Mereka duduk berdampingan melambaikan tangan kepada warga yang menonton arak-arakan dari Masjid Agung Sleman menuju Kantor Wilayah Kementrian Agama (Kanwil Kemenag) Kabupaten Sleman, tempat jalannya resepsi pernikahan.
Salah satu pasangan pengantin yang diarak gerobak sapi Rohman (19) warga Dusun Blembem, Hargobinangun, Pakem dengan pasangannya Safitri (18) ini mengaku senang mengikuti acara nikah massal itu, karena sama sekali tidak dipungut biaya.
"Kami cukup mendaftar saja dan tidak dipungut biaya. Senang, akhirnya bisa nikah," kata Rohman.

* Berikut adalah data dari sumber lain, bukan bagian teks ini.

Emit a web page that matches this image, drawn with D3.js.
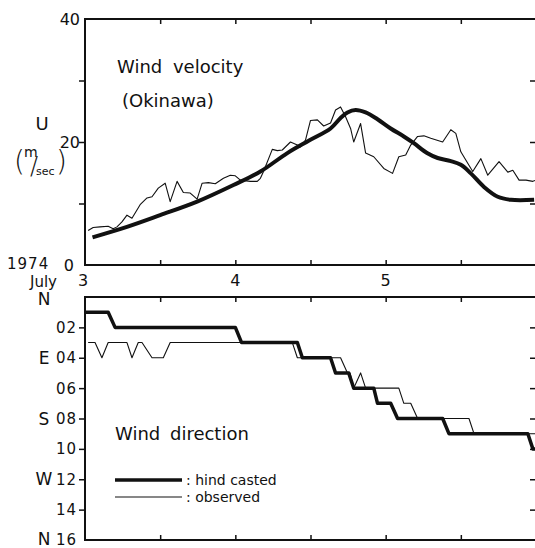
<!DOCTYPE html>
<html>
<head>
<meta charset="utf-8">
<script src="https://cdn.jsdelivr.net/npm/d3@7"></script>
<style>
  html, body { margin: 0; padding: 0; background: #fff; }
  svg { display: block; }
  text { font-family: "DejaVu Sans", sans-serif; fill: #111; }
</style>
</head>
<body>
<div id="chart"></div>
<script>
// ---- Data (hours after July 3, 00:00, 1974) ----
const dayTicks = [0, 24, 48];
const dayLabels = ["3", "4", "5"];
const halfDayTicks = [12, 24, 36, 48, 60];

const speedTicks = [0, 10, 20, 30, 40];
const speedLabels = ["0", "", "20", "", "40"];

// Wind velocity (m/sec) - hindcasted
const hindHours = [1.2, 6.7, 12, 17.9, 23.7, 28, 32.3, 35.7, 39.2, 40.8, 41.9, 43.2, 44.8, 46.7, 48.8, 50.9, 52.5, 54.6, 56.3, 58.4, 60, 61.6, 63.7, 65.9, 68, 71.7];
const hindSpeed = [4.5, 6.2, 8.1, 10.3, 13.0, 15.2, 18.2, 20.2, 22.2, 23.9, 24.8, 25.2, 24.8, 23.7, 22.2, 20.9, 19.8, 18.2, 17.4, 16.9, 16.3, 14.9, 12.7, 11.1, 10.6, 10.6];

// Wind velocity (m/sec) - observed
const obsHours = [0.5, 1.3, 2.4, 3.7, 4.5, 5.1, 5.9, 6.7, 7.5, 8.8, 9.9, 10.7, 11.7, 12.8, 13.6, 14.7, 15.7, 16.8, 17.9, 18.7, 19.7, 20.8, 22.1, 23.2, 24.0, 24.8, 26.4, 27.5, 28.0, 28.5, 29.9, 30.7, 31.5, 32.8, 33.9, 34.4, 35.2, 36.0, 37.1, 38.1, 39.2, 40.0, 40.8, 41.6, 42.4, 42.9, 44.0, 44.8, 46.1, 47.7, 49.1, 50.1, 51.2, 52.0, 53.1, 54.1, 55.2, 57.1, 58.4, 59.2, 60.0, 61.9, 63.2, 64.3, 66.1, 67.5, 68.3, 69.3, 70.4, 71.5, 72.0];
const obsSpeed = [5.6, 6.1, 6.2, 6.3, 5.9, 6.2, 7.0, 8.1, 7.6, 9.8, 10.9, 11.1, 12.5, 13.3, 10.3, 13.6, 11.8, 11.7, 10.7, 13.3, 13.4, 13.2, 14.1, 14.6, 14.5, 13.8, 13.6, 13.6, 14.1, 15.2, 18.8, 18.6, 18.7, 20.0, 19.5, 19.2, 20.3, 23.5, 23.6, 22.6, 23.1, 25.2, 25.7, 24.1, 22.2, 20.0, 23.0, 18.2, 17.6, 15.7, 14.9, 17.6, 17.9, 19.5, 20.9, 21.0, 20.6, 20.0, 22.0, 21.4, 18.4, 15.2, 17.3, 14.6, 16.8, 15.1, 15.4, 13.8, 13.8, 13.6, 13.8];

// Wind direction (16-point compass units) - hindcasted
const hindDirHours = [0, 3.7, 4.8, 24, 25, 33.9, 34.7, 39.2, 40, 42.1, 42.9, 46.1, 46.7, 48.8, 49.9, 57.1, 58.1, 70.7, 71.5, 72];
const hindDir = [1, 1, 2, 2, 3, 3, 4, 4, 5, 5, 6, 6, 7, 7, 8, 8, 9, 9, 10, 10];

// Wind direction - observed
const obsDirHours = [0.5, 1.6, 2.7, 3.7, 6.7, 7.5, 8.5, 9.1, 10.7, 12.5, 13.6, 33.1, 33.9, 40.8, 41.9, 42.3, 42.9, 44.0, 44.8, 50.1, 50.9, 52.0, 53.1, 61.3, 62.1, 72];
const obsDir = [3, 3, 4, 3, 3, 4, 3, 3, 4, 4, 3, 3, 4, 4, 5, 5, 6, 5, 6, 6, 7, 7, 8, 8, 9, 9];

const dirTicks = [0, 2, 4, 6, 8, 10, 12, 14, 16];
const dirLabels = ["", "02", "04", "06", "08", "10", "12", "14", "16"];
const compassTicks = [0, 4, 8, 12, 16];
const compassLabels = ["N", "E", "S", "W", "N"];

const legendLabels = [": hind casted", ": observed"];

// ---- Drawing ----
const W = 535, H = 548;
const svg = d3.select("#chart").append("svg").attr("width", W).attr("height", H);

const x = d3.scaleLinear().domain([0, 72]).range([85, 536]);
const yU = d3.scaleLinear().domain([0, 40]).range([265, 19]);
const yD = d3.scaleLinear().domain([0, 16]).range([297, 540]);

const ink = "#111";

function frame(y0, y1) {
  svg.append("rect")
    .attr("x", x(0)).attr("y", y0)
    .attr("width", x(72) - x(0)).attr("height", y1 - y0)
    .attr("fill", "none").attr("stroke", ink).attr("stroke-width", 2);
}
function styleAxis(g) {
  g.select(".domain").remove();
  g.selectAll(".tick line").attr("stroke", ink).attr("stroke-width", 1.5);
  g.selectAll(".tick text").remove();
}

// Top panel
frame(yU(40), yU(0));
svg.append("g").attr("transform", `translate(0,${yU(0)})`)
  .call(d3.axisBottom(x).tickValues(halfDayTicks).tickSize(-5)).call(styleAxis);
svg.append("g").attr("transform", `translate(0,${yU(40)})`)
  .call(d3.axisTop(x).tickValues(halfDayTicks).tickSize(-5)).call(styleAxis);
svg.append("g").attr("transform", `translate(${x(0)},0)`)
  .call(d3.axisLeft(yU).tickValues([10, 20, 30]).tickSize(6)).call(styleAxis);
svg.append("g").attr("transform", `translate(${x(72)},0)`)
  .call(d3.axisRight(yU).tickValues([10, 20, 30]).tickSize(-6)).call(styleAxis);

speedTicks.forEach((v, i) => {
  if (!speedLabels[i]) return;
  svg.append("text")
    .attr("x", v === 0 ? 74 : 80).attr("y", yU(v)).attr("dy", "0.36em")
    .attr("text-anchor", "end").attr("font-size", 16).text(speedLabels[i]);
});

// U (m/sec) label
svg.append("text").attr("x", 42).attr("y", 130).attr("text-anchor", "middle")
  .attr("font-size", 18).text("U");
svg.append("text").attr("x", 14).attr("y", 171).attr("font-size", 28)
  .attr("font-weight", 300).text("(");
svg.append("text").attr("x", 24).attr("y", 157).attr("font-size", 14).text("m");
svg.append("text").attr("x", 30).attr("y", 174).attr("font-size", 24)
  .attr("font-weight", 300).text("/");
svg.append("text").attr("x", 36).attr("y", 175).attr("font-size", 11).text("sec");
svg.append("text").attr("x", 56).attr("y", 171).attr("font-size", 28)
  .attr("font-weight", 300).text(")");

// Velocity lines
const lineU = d3.line().x(d => x(d[0])).y(d => yU(d[1]));
svg.append("path")
  .datum(obsHours.map((h, i) => [h, obsSpeed[i]]))
  .attr("d", lineU).attr("fill", "none").attr("stroke", ink).attr("stroke-width", 1.1)
  .attr("stroke-linejoin", "round");
svg.append("path")
  .datum(hindHours.map((h, i) => [h, hindSpeed[i]]))
  .attr("d", lineU.curve(d3.curveCatmullRom)).attr("fill", "none").attr("stroke", ink)
  .attr("stroke-width", 4).attr("stroke-linejoin", "round").attr("stroke-linecap", "butt");

svg.append("text").attr("x", 117).attr("y", 73).attr("font-size", 18)
  .attr("word-spacing", 5).text("Wind velocity");
svg.append("text").attr("x", 122).attr("y", 107).attr("font-size", 18).text("(Okinawa)");

// Date labels
svg.append("text").attr("x", 7).attr("y", 269).attr("font-size", 15)
  .attr("letter-spacing", 1).text("1974");
svg.append("text").attr("x", 30).attr("y", 287).attr("font-size", 15).text("July");
dayTicks.forEach((h, i) => {
  svg.append("text").attr("x", x(h) - (i === 0 ? 2 : 0)).attr("y", 286)
    .attr("text-anchor", "middle").attr("font-size", 16).text(dayLabels[i]);
});

// Bottom panel
frame(yD(0), yD(16));
svg.append("g").attr("transform", `translate(0,${yD(16)})`)
  .call(d3.axisBottom(x).tickValues(halfDayTicks).tickSize(-5)).call(styleAxis);
svg.append("g").attr("transform", `translate(0,${yD(0)})`)
  .call(d3.axisTop(x).tickValues(halfDayTicks).tickSize(-5)).call(styleAxis);
svg.append("g").attr("transform", `translate(${x(0)},0)`)
  .call(d3.axisLeft(yD).tickValues([2, 4, 6, 8, 10, 12, 14]).tickSize(6)).call(styleAxis);
svg.append("g").attr("transform", `translate(${x(72)},0)`)
  .call(d3.axisRight(yD).tickValues([2, 4, 6, 8, 10, 12, 14]).tickSize(-6)).call(styleAxis);

dirTicks.forEach((v, i) => {
  if (!dirLabels[i]) return;
  svg.append("text").attr("x", 77).attr("y", yD(v)).attr("dy", i === 8 ? "0.3em" : "0.36em")
    .attr("text-anchor", "end").attr("font-size", 15).attr("letter-spacing", 1)
    .text(dirLabels[i]);
});
compassTicks.forEach((v, i) => {
  svg.append("text").attr("x", 44).attr("y", yD(v))
    .attr("dy", i === 0 ? "0.45em" : (i === 4 ? "0.3em" : "0.36em"))
    .attr("text-anchor", "middle").attr("font-size", 17).text(compassLabels[i]);
});

const lineD = d3.line().x(d => x(d[0])).y(d => yD(d[1]));
svg.append("path")
  .datum(obsDirHours.map((h, i) => [h, obsDir[i]]))
  .attr("d", lineD).attr("fill", "none").attr("stroke", ink).attr("stroke-width", 1.1)
  .attr("stroke-linejoin", "round");
svg.append("path")
  .datum(hindDirHours.map((h, i) => [h, hindDir[i]]))
  .attr("d", lineD).attr("fill", "none").attr("stroke", ink).attr("stroke-width", 3.5)
  .attr("stroke-linejoin", "round");

svg.append("text").attr("x", 115).attr("y", 440).attr("font-size", 18)
  .attr("word-spacing", 4).text("Wind direction");

// Legend
const legendY = [480, 497];
const legendW = [3.5, 1.1];
legendLabels.forEach((lab, i) => {
  svg.append("line").attr("x1", 115).attr("x2", 182)
    .attr("y1", legendY[i]).attr("y2", legendY[i])
    .attr("stroke", ink).attr("stroke-width", legendW[i]);
  svg.append("text").attr("x", 186).attr("y", legendY[i] + 5)
    .attr("font-size", 14).text(lab);
});
</script>
</body>
</html>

Prosesi pernikahan bertempat di dalam masjid Agung Sleman dengan dinikahkan 13 penghulu yang merupakan Kepala Kantor Urusan Agama (KUA) yang ada di Sleman.
Dalam mengikuti nikah massal itu, calon pasangan pengantin yang berasal dari keluarga kurang mampu itu tidak dipungut biaya. Sebab, semua telah dibantu dari Badan Amal Zakat Kabupaten Sleman, Darma Wanita dan koperasi karyawan Kanwil Kemenag Sleman.

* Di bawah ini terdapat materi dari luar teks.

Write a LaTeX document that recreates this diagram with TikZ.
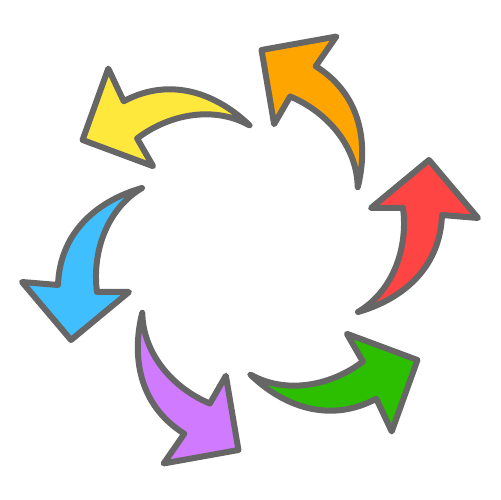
\documentclass[tikz,border=0pt]{standalone}
\definecolor{rimgray}{HTML}{666666}
\definecolor{redfill}{HTML}{FF4444}
\definecolor{orangefill}{HTML}{FFA500}
\definecolor{yellowfill}{HTML}{FFE83C}
\definecolor{bluefill}{HTML}{40BFFF}
\definecolor{purplefill}{HTML}{D07BFF}
\definecolor{greenfill}{HTML}{2CBF00}

\begin{document}
\begin{tikzpicture}[x=0.02cm, y=0.02cm,
  rim/.style={draw=rimgray, line width=0.12cm, line join=round},
  swirl/.style={insert path={(108,-62) .. controls (150,-50) and (190,-20) .. (192,35) -- (228,32) -- (179,90) -- (121,42) -- (153,42) .. controls (158,5) and (145,-40) .. cycle}}]
\useasboundingbox (-250,-250) rectangle (250,250);
\draw[rim, fill=redfill, rotate=0, swirl];
\draw[rim, fill=orangefill, rotate=60, swirl];
\draw[rim, fill=yellowfill, rotate=120, swirl];
\draw[rim, fill=bluefill, rotate=180, swirl];
\draw[rim, fill=purplefill, rotate=240, swirl];
\draw[rim, fill=greenfill, rotate=300, swirl];
\end{tikzpicture}
\end{document}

"Kegiatan pernikahan massal yang digelar ini dalam rangka memperingati hari amal bakti Kementrian Agama ke-68, khususnya Kabupaten Sleman," kata Kepala Kanwil Kemenag Kabupaten Sleman Lutfi Hamid.
Pernikahan itu menarik, selain diarak menggunakan gerobak pengantin pria hanya diminta membawa satu pohon glodokan payung untuk pelengkap mas kawin berupa seperangkat alat sholat yang telah disediakan. Pohon itu pun selesai prosesi akan ditanam di tiga titik lokasi di sekitar Lapangan Denggung Sleman atas seizin Dinas Pekerjaan Umum.
"Maksud dari penanaman pohon supaya masyarakat kembali sadar tentang peran Kabupaten Sleman sebagai daerah penyangga air tanah bagi daerah lain seperti Yogyakarta dan Bantul," katanya.
Selain itu, souvenir yang dibagikan kepada tamu yang datang dalam prosesi resepsi bukan berupa pernak-pernik gantungan kunci, kipas, atau benda lain, melainkan beraneka pohon buah lokal yang ada di Sleman.
"Tujuannya tak lain untuk menjaga produk buah lokal di Sleman, sehingga masyarakat tidak tergantung buah impor," katanya.
Lutfi mengatakan, adanya kegiatan pernikahan massal itu mempunyai makna bahwa KUA tidak hanya sebagai lembaga, yang melegalisasi pernikahan, namun KUA merupakan institusi di masyarakat dan motor penggerek partisipasi pembangunan masyarakat dari beberapa aspek.
"Dalam hal ini memunculkan kepedulian masyarakat terhadap lingkungan sekitar," katanya.